> Task details
Transcribe the lines below verbatim, skipping the images.

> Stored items
+---+

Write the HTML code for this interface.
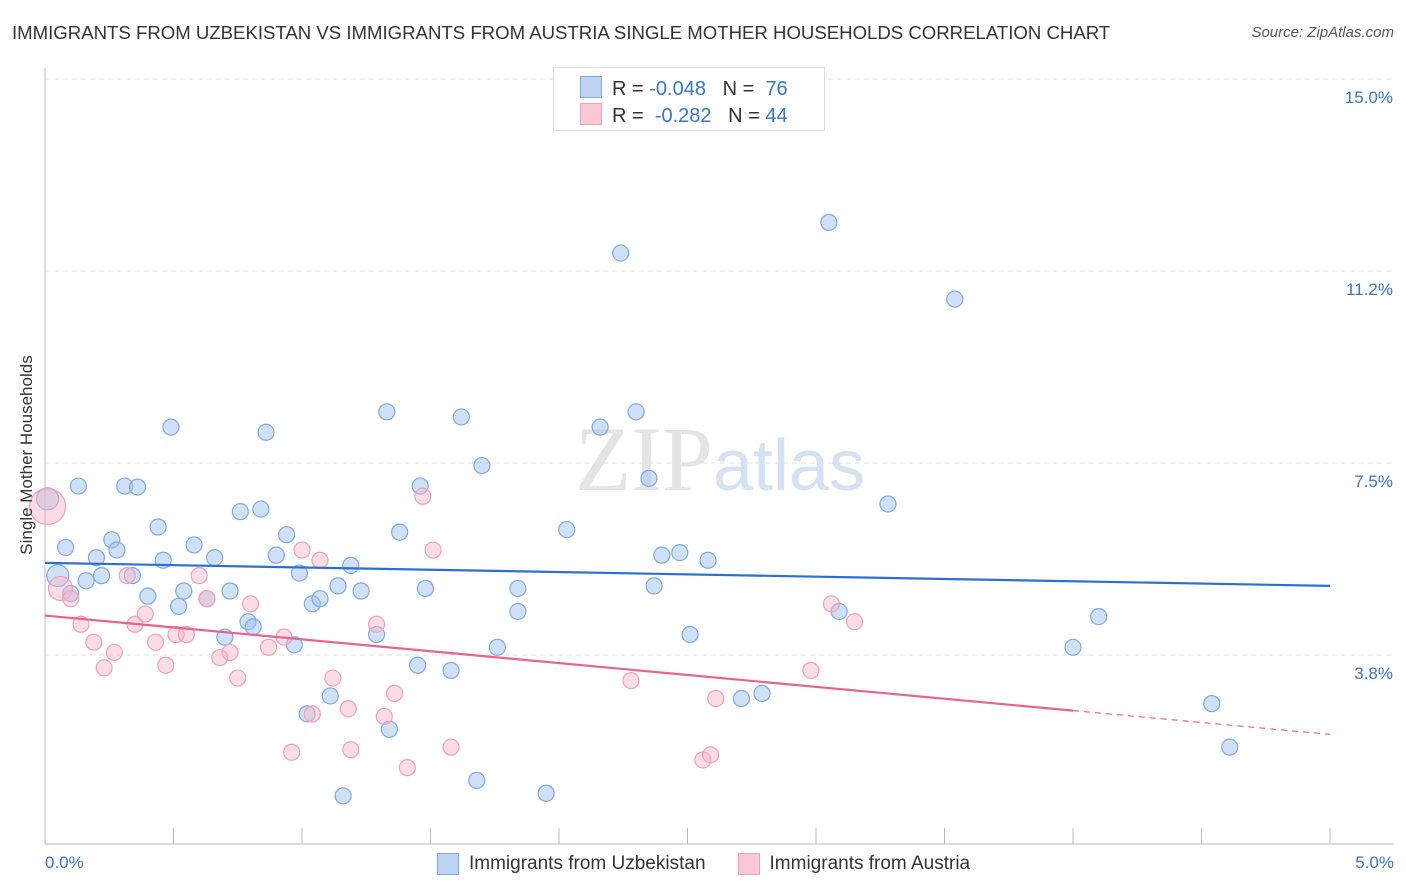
<!DOCTYPE html>
<html><head><meta charset="utf-8"><style>
body{margin:0;background:#fff;font-family:"Liberation Sans",sans-serif;}
#wrap{position:relative;width:1406px;height:892px;overflow:hidden;}
</style></head><body>
<div id="wrap">
<div style="position:absolute;left:12px;top:22px;font-size:18.6px;color:#333;white-space:nowrap;">IMMIGRANTS FROM UZBEKISTAN VS IMMIGRANTS FROM AUSTRIA SINGLE MOTHER HOUSEHOLDS CORRELATION CHART</div>
<div style="position:absolute;right:12px;top:24px;font-size:15px;color:#555;font-style:italic;">Source: ZipAtlas.com</div>
<svg id="svg" width="1406" height="892" style="position:absolute;left:0;top:0"></svg>
</div>
<script>
const blueX=[0.01,0.05,0.08,0.1,0.13,0.16,0.2,0.22,0.26,0.28,0.31,0.34,0.36,0.4,0.44,0.46,0.49,0.52,0.54,0.58,0.63,0.66,0.70,0.72,0.76,0.79,0.81,0.84,0.86,0.90,0.94,0.97,0.99,1.02,1.04,1.07,1.11,1.14,1.16,1.19,1.23,1.29,1.33,1.34,1.38,1.45,1.46,1.48,1.58,1.62,1.68,1.70,1.76,1.84,1.84,1.95,2.03,2.16,2.24,2.30,2.35,2.37,2.40,2.47,2.51,2.58,2.71,2.79,3.05,3.09,3.28,3.54,4.00,4.10,4.54,4.61];
const blueY=[6.8,5.3,5.85,4.95,7.05,5.2,5.65,5.3,6.0,5.8,7.05,5.3,7.03,4.9,6.25,5.6,8.2,4.7,5.0,5.9,4.85,5.65,4.1,5.0,6.55,4.4,4.3,6.6,8.1,5.7,6.1,3.95,5.35,2.6,4.75,4.85,2.95,5.1,1.0,5.5,5.0,4.15,8.5,2.3,6.15,3.55,7.05,5.05,3.45,8.4,1.3,7.45,3.9,5.05,4.6,1.05,6.2,8.2,11.6,8.5,7.2,5.1,5.7,5.75,4.15,5.6,2.9,3.0,12.2,4.6,6.7,10.7,3.9,4.5,2.8,1.95];
const pinkX=[0.01,0.06,0.1,0.14,0.19,0.23,0.27,0.32,0.35,0.39,0.43,0.47,0.51,0.55,0.6,0.63,0.68,0.72,0.75,0.8,0.87,0.93,0.96,1.0,1.04,1.07,1.12,1.18,1.19,1.29,1.32,1.36,1.41,1.47,1.51,1.58,2.28,2.56,2.59,2.61,2.98,3.06,3.15];
const pinkY=[6.65,5.05,4.85,4.35,4.0,3.5,3.8,5.3,4.35,4.55,4.0,3.55,4.15,4.15,5.3,4.85,3.7,3.8,3.3,4.75,3.9,4.1,1.85,5.8,2.6,5.6,3.3,2.7,1.9,4.35,2.55,3.0,1.55,6.85,5.8,1.95,3.25,1.7,1.8,2.9,3.45,4.75,4.4];
const pinkR=[18,12];
const yTicks=[3.75,7.5,11.25,15];
const yTickLabels=["3.8%","7.5%","11.2%","15.0%"];
const blueLine=[5.55,5.1];
const pinkLine=[4.52,2.2];
const NS="http://www.w3.org/2000/svg";
const svg=document.getElementById('svg');
const X=v=>45+v*257, Y=v=>79+(15-v)*51.2;
function mk(t,a){const e=document.createElementNS(NS,t);for(const k in a)e.setAttribute(k,a[k]);svg.appendChild(e);return e;}
yTicks.forEach((t,i)=>{
 const g=mk('line',{x1:45,x2:1394,y1:Y(t),y2:Y(t),stroke:'#ddd','stroke-dasharray':'5,4'});
 
 
 const l=mk('text',{x:1393,y:Y(t)+24,'text-anchor':'end','font-size':'17',fill:'#3a75c4','font-family':'Liberation Sans'});
 l.textContent=yTickLabels[i];
 
 
});
const ax=mk('line',{x1:45,x2:45,y1:68,y2:844,stroke:'#bbb'});


const bx=mk('line',{x1:45,x2:1394,y1:844,y2:844,stroke:'#bbb'});


for(let i=1;i<=10;i++){const t=mk('line',{x1:X(i*0.5),x2:X(i*0.5),y1:828,y2:844,stroke:'#bbb'});
 
 }
const wm=mk('text',{x:720,y:490,'text-anchor':'middle','font-size':'92','font-family':'Liberation Serif',fill:'#e4e4e4'});
wm.innerHTML='ZIP<tspan font-family="Liberation Sans" fill="#d5e2f3" font-size="72">atlas</tspan>';


blueX.forEach((v,i)=>{const c=mk('circle',{cx:X(v),cy:Y(blueY[i]),r:i<2?11:8,fill:'rgba(160,195,240,0.5)',stroke:'#7fa9e0','stroke-width':1.2});
 
 });
pinkX.forEach((v,i)=>{const c=mk('circle',{cx:X(v),cy:Y(pinkY[i]),r:i<2?pinkR[i]:8,fill:'rgba(248,180,200,0.45)',stroke:'#f0a0b8','stroke-width':1.2});
 
 });
const bl=mk('line',{x1:X(0),y1:Y(blueLine[0]),x2:X(5),y2:Y(blueLine[1]),stroke:'#2a6fd6','stroke-width':2.2});


const f=4.0/5, pm=pinkLine[0]+(pinkLine[1]-pinkLine[0])*f;
const pl=mk('line',{x1:X(0),y1:Y(pinkLine[0]),x2:X(4),y2:Y(pm),stroke:'#e8638f','stroke-width':2.2});


const pd=mk('line',{x1:X(4),y1:Y(pm),x2:X(5),y2:Y(pinkLine[1]),stroke:'#e8638f','stroke-width':1.2,'stroke-dasharray':'6,5'});


</script>
<div style="position:absolute;left:-93px;top:445px;width:240px;text-align:center;transform:rotate(-90deg);font-size:17px;color:#333;white-space:nowrap;">Single Mother Households</div>
<div style="position:absolute;left:45px;top:853px;font-size:17px;color:#3a75c4;">0.0%</div>
<div style="position:absolute;right:12px;top:853px;font-size:17px;color:#3a75c4;">5.0%</div>
<div style="position:absolute;left:553px;top:67px;width:270px;height:62px;border:1px solid #ddd;background:#fff;font-size:20px;color:#333;">
 <div style="position:absolute;left:26px;top:8px;white-space:pre;"><span style="display:inline-block;width:20px;height:20px;background:#bcd3f3;border:1px solid #7fa9e0;vertical-align:-3px;margin-right:10px"></span>R = <span style="color:#3a75c4">-0.048</span>   N =  <span style="color:#3a75c4">76</span></div>
 <div style="position:absolute;left:26px;top:35px;white-space:pre;"><span style="display:inline-block;width:20px;height:20px;background:#fbc8d6;border:1px solid #f0a0b8;vertical-align:-3px;margin-right:10px"></span>R =  <span style="color:#3a75c4">-0.282</span>   N = <span style="color:#3a75c4">44</span></div>
</div>
<div style="position:absolute;left:437px;top:852px;font-size:19px;color:#333;display:flex;align-items:center;gap:32px;white-space:nowrap;line-height:24px;">
 <span style="display:flex;align-items:center;"><span style="display:inline-block;width:20px;height:20px;background:#bcd3f3;border:1px solid #7fa9e0;margin-right:10px"></span>Immigrants from Uzbekistan</span>
 <span style="display:flex;align-items:center;"><span style="display:inline-block;width:20px;height:20px;background:#fbc8d6;border:1px solid #f0a0b8;margin-right:10px"></span>Immigrants from Austria</span>
</div>
</body></html>
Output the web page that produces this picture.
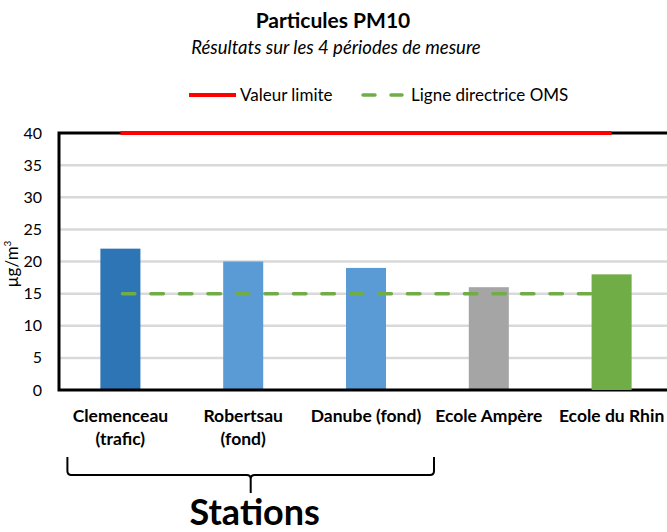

+---+

> Result for this exercise
Write the HTML code for this interface.
<!DOCTYPE html>
<html><head><meta charset="utf-8"><style>
body{margin:0;background:#fff;font-family:"Liberation Sans",sans-serif;}
#wrap{position:relative;width:1406px;height:892px;overflow:hidden;}
</style></head><body>
<div id="wrap">
<div style="position:absolute;left:12px;top:22px;font-size:18.6px;color:#333;white-space:nowrap;">IMMIGRANTS FROM UZBEKISTAN VS IMMIGRANTS FROM AUSTRIA SINGLE MOTHER HOUSEHOLDS CORRELATION CHART</div>
<div style="position:absolute;right:12px;top:24px;font-size:15px;color:#555;font-style:italic;">Source: ZipAtlas.com</div>
<svg id="svg" width="1406" height="892" style="position:absolute;left:0;top:0"></svg>
</div>
<script>
const blueX=[0.01,0.05,0.08,0.1,0.13,0.16,0.2,0.22,0.26,0.28,0.31,0.34,0.36,0.4,0.44,0.46,0.49,0.52,0.54,0.58,0.63,0.66,0.70,0.72,0.76,0.79,0.81,0.84,0.86,0.90,0.94,0.97,0.99,1.02,1.04,1.07,1.11,1.14,1.16,1.19,1.23,1.29,1.33,1.34,1.38,1.45,1.46,1.48,1.58,1.62,1.68,1.70,1.76,1.84,1.84,1.95,2.03,2.16,2.24,2.30,2.35,2.37,2.40,2.47,2.51,2.58,2.71,2.79,3.05,3.09,3.28,3.54,4.00,4.10,4.54,4.61];
const blueY=[6.8,5.3,5.85,4.95,7.05,5.2,5.65,5.3,6.0,5.8,7.05,5.3,7.03,4.9,6.25,5.6,8.2,4.7,5.0,5.9,4.85,5.65,4.1,5.0,6.55,4.4,4.3,6.6,8.1,5.7,6.1,3.95,5.35,2.6,4.75,4.85,2.95,5.1,1.0,5.5,5.0,4.15,8.5,2.3,6.15,3.55,7.05,5.05,3.45,8.4,1.3,7.45,3.9,5.05,4.6,1.05,6.2,8.2,11.6,8.5,7.2,5.1,5.7,5.75,4.15,5.6,2.9,3.0,12.2,4.6,6.7,10.7,3.9,4.5,2.8,1.95];
const pinkX=[0.01,0.06,0.1,0.14,0.19,0.23,0.27,0.32,0.35,0.39,0.43,0.47,0.51,0.55,0.6,0.63,0.68,0.72,0.75,0.8,0.87,0.93,0.96,1.0,1.04,1.07,1.12,1.18,1.19,1.29,1.32,1.36,1.41,1.47,1.51,1.58,2.28,2.56,2.59,2.61,2.98,3.06,3.15];
const pinkY=[6.65,5.05,4.85,4.35,4.0,3.5,3.8,5.3,4.35,4.55,4.0,3.55,4.15,4.15,5.3,4.85,3.7,3.8,3.3,4.75,3.9,4.1,1.85,5.8,2.6,5.6,3.3,2.7,1.9,4.35,2.55,3.0,1.55,6.85,5.8,1.95,3.25,1.7,1.8,2.9,3.45,4.75,4.4];
const pinkR=[18,12];
const yTicks=[3.75,7.5,11.25,15];
const yTickLabels=["3.8%","7.5%","11.2%","15.0%"];
const blueLine=[5.55,5.1];
const pinkLine=[4.52,2.2];
const NS="http://www.w3.org/2000/svg";
const svg=document.getElementById('svg');
const X=v=>45+v*257, Y=v=>79+(15-v)*51.2;
function mk(t,a){const e=document.createElementNS(NS,t);for(const k in a)e.setAttribute(k,a[k]);svg.appendChild(e);return e;}
yTicks.forEach((t,i)=>{
 const g=mk('line',{x1:45,x2:1394,y1:Y(t),y2:Y(t),stroke:'#ddd','stroke-dasharray':'5,4'});
 
 
 const l=mk('text',{x:1393,y:Y(t)+24,'text-anchor':'end','font-size':'17',fill:'#3a75c4','font-family':'Liberation Sans'});
 l.textContent=yTickLabels[i];
 
 
});
const ax=mk('line',{x1:45,x2:45,y1:68,y2:844,stroke:'#bbb'});


const bx=mk('line',{x1:45,x2:1394,y1:844,y2:844,stroke:'#bbb'});


for(let i=1;i<=10;i++){const t=mk('line',{x1:X(i*0.5),x2:X(i*0.5),y1:828,y2:844,stroke:'#bbb'});
 
 }
const wm=mk('text',{x:720,y:490,'text-anchor':'middle','font-size':'92','font-family':'Liberation Serif',fill:'#e4e4e4'});
wm.innerHTML='ZIP<tspan font-family="Liberation Sans" fill="#d5e2f3" font-size="72">atlas</tspan>';


blueX.forEach((v,i)=>{const c=mk('circle',{cx:X(v),cy:Y(blueY[i]),r:i<2?11:8,fill:'rgba(160,195,240,0.5)',stroke:'#7fa9e0','stroke-width':1.2});
 
 });
pinkX.forEach((v,i)=>{const c=mk('circle',{cx:X(v),cy:Y(pinkY[i]),r:i<2?pinkR[i]:8,fill:'rgba(248,180,200,0.45)',stroke:'#f0a0b8','stroke-width':1.2});
 
 });
const bl=mk('line',{x1:X(0),y1:Y(blueLine[0]),x2:X(5),y2:Y(blueLine[1]),stroke:'#2a6fd6','stroke-width':2.2});


const f=4.0/5, pm=pinkLine[0]+(pinkLine[1]-pinkLine[0])*f;
const pl=mk('line',{x1:X(0),y1:Y(pinkLine[0]),x2:X(4),y2:Y(pm),stroke:'#e8638f','stroke-width':2.2});


const pd=mk('line',{x1:X(4),y1:Y(pm),x2:X(5),y2:Y(pinkLine[1]),stroke:'#e8638f','stroke-width':1.2,'stroke-dasharray':'6,5'});


</script>
<div style="position:absolute;left:-93px;top:445px;width:240px;text-align:center;transform:rotate(-90deg);font-size:17px;color:#333;white-space:nowrap;">Single Mother Households</div>
<div style="position:absolute;left:45px;top:853px;font-size:17px;color:#3a75c4;">0.0%</div>
<div style="position:absolute;right:12px;top:853px;font-size:17px;color:#3a75c4;">5.0%</div>
<div style="position:absolute;left:553px;top:67px;width:270px;height:62px;border:1px solid #ddd;background:#fff;font-size:20px;color:#333;">
 <div style="position:absolute;left:26px;top:8px;white-space:pre;"><span style="display:inline-block;width:20px;height:20px;background:#bcd3f3;border:1px solid #7fa9e0;vertical-align:-3px;margin-right:10px"></span>R = <span style="color:#3a75c4">-0.048</span>   N =  <span style="color:#3a75c4">76</span></div>
 <div style="position:absolute;left:26px;top:35px;white-space:pre;"><span style="display:inline-block;width:20px;height:20px;background:#fbc8d6;border:1px solid #f0a0b8;vertical-align:-3px;margin-right:10px"></span>R =  <span style="color:#3a75c4">-0.282</span>   N = <span style="color:#3a75c4">44</span></div>
</div>
<div style="position:absolute;left:437px;top:852px;font-size:19px;color:#333;display:flex;align-items:center;gap:32px;white-space:nowrap;line-height:24px;">
 <span style="display:flex;align-items:center;"><span style="display:inline-block;width:20px;height:20px;background:#bcd3f3;border:1px solid #7fa9e0;margin-right:10px"></span>Immigrants from Uzbekistan</span>
 <span style="display:flex;align-items:center;"><span style="display:inline-block;width:20px;height:20px;background:#fbc8d6;border:1px solid #f0a0b8;margin-right:10px"></span>Immigrants from Austria</span>
</div>
</body></html>
Output the web page that produces this picture.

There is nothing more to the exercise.